Predict whether a batch of data has drifted from the reference data.

Parameters:

x (Union[ndarray, list]) – Batch of instances.
return_p_val (bool) – Whether to return the p-value of the permutation test.
return_distance (bool) – Whether to return the MMD metric between the new batch and reference data.
return_kernel (bool) – Whether to return the updated kernel trained to discriminate reference and test instances.

Return type:

Dict[Dict[str, str], Dict[str, Union[int, float, Callable]]]

Returns:

Dictionary containing 'meta' and 'data' dictionaries. –

'meta' has the detector’s metadata.
'data' contains the drift prediction and optionally the p-value, threshold, MMD metric and trained kernel.

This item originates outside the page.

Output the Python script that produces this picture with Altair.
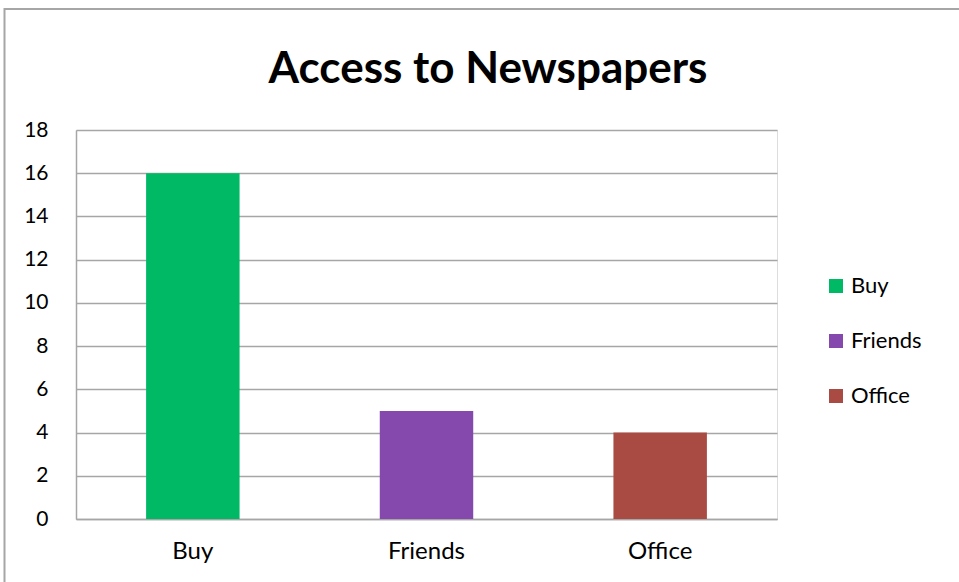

class alibi_detect.cd.MMDDrift(x_ref, backend='tensorflow', p_val=0.05, x_ref_preprocessed=False, preprocess_at_init=True, update_x_ref=None, preprocess_fn=None, kernel=None, sigma=None, configure_kernel_from_x_ref=True, n_permutations=100, batch_size_permutations=1000000, device=None, input_shape=None, data_type=None)[source]

Bases: DriftConfigMixin

__init__(x_ref, backend='tensorflow', p_val=0.05, x_ref_preprocessed=False, preprocess_at_init=True, update_x_ref=None, preprocess_fn=None, kernel=None, sigma=None, configure_kernel_from_x_ref=True, n_permutations=100, batch_size_permutations=1000000, device=None, input_shape=None, data_type=None)[source]

Maximum Mean Discrepancy (MMD) data drift detector using a permutation test.

Parameters:

x_ref (Union[ndarray, list]) – Data used as reference distribution.
backend (str) – Backend used for the MMD implementation.
p_val (float) – p-value used for the significance of the permutation test.
x_ref_preprocessed (bool) – Whether the given reference data x_ref has been preprocessed yet. If x_ref_preprocessed=True, only the test data x will be preprocessed at prediction time. If x_ref_preprocessed=False, the reference data will also be preprocessed.
preprocess_at_init (bool) – Whether to preprocess the reference data when the detector is instantiated. Otherwise, the reference data will be preprocessed at prediction time. Only applies if x_ref_preprocessed=False.
update_x_ref (Optional[Dict[str, int]]) – Reference data can optionally be updated to the last n instances seen by the detector or via reservoir sampling with size n. For the former, the parameter equals {‘last’: n} while for reservoir sampling {‘reservoir_sampling’: n} is passed.
preprocess_fn (Optional[Callable]) – Function to preprocess the data before computing the data drift metrics.
kernel (Callable) – Kernel used for the MMD computation, defaults to Gaussian RBF kernel.
sigma (Optional[ndarray]) – Optionally set the GaussianRBF kernel bandwidth. Can also pass multiple bandwidth values as an array. The kernel evaluation is then averaged over those bandwidths.
configure_kernel_from_x_ref (bool) – Whether to already configure the kernel bandwidth from the reference data.
n_permutations (int) – Number of permutations used in the permutation test.
batch_size_permutations (int) – KeOps computes the n_permutations of the MMD^2 statistics in chunks of batch_size_permutations. Only relevant for ‘keops’ backend.
device (Union[Literal[‘cuda’, ‘gpu’, ‘cpu’], torch.device, None]) – Device type used. The default tries to use the GPU and falls back on CPU if needed. Can be specified by passing either 'cuda', 'gpu', 'cpu' or an instance of torch.device. Only relevant for ‘pytorch’ backend.
input_shape (Optional[tuple]) – Shape of input data.
data_type (Optional[str]) – Optionally specify the data type (tabular, image or time-series). Added to metadata.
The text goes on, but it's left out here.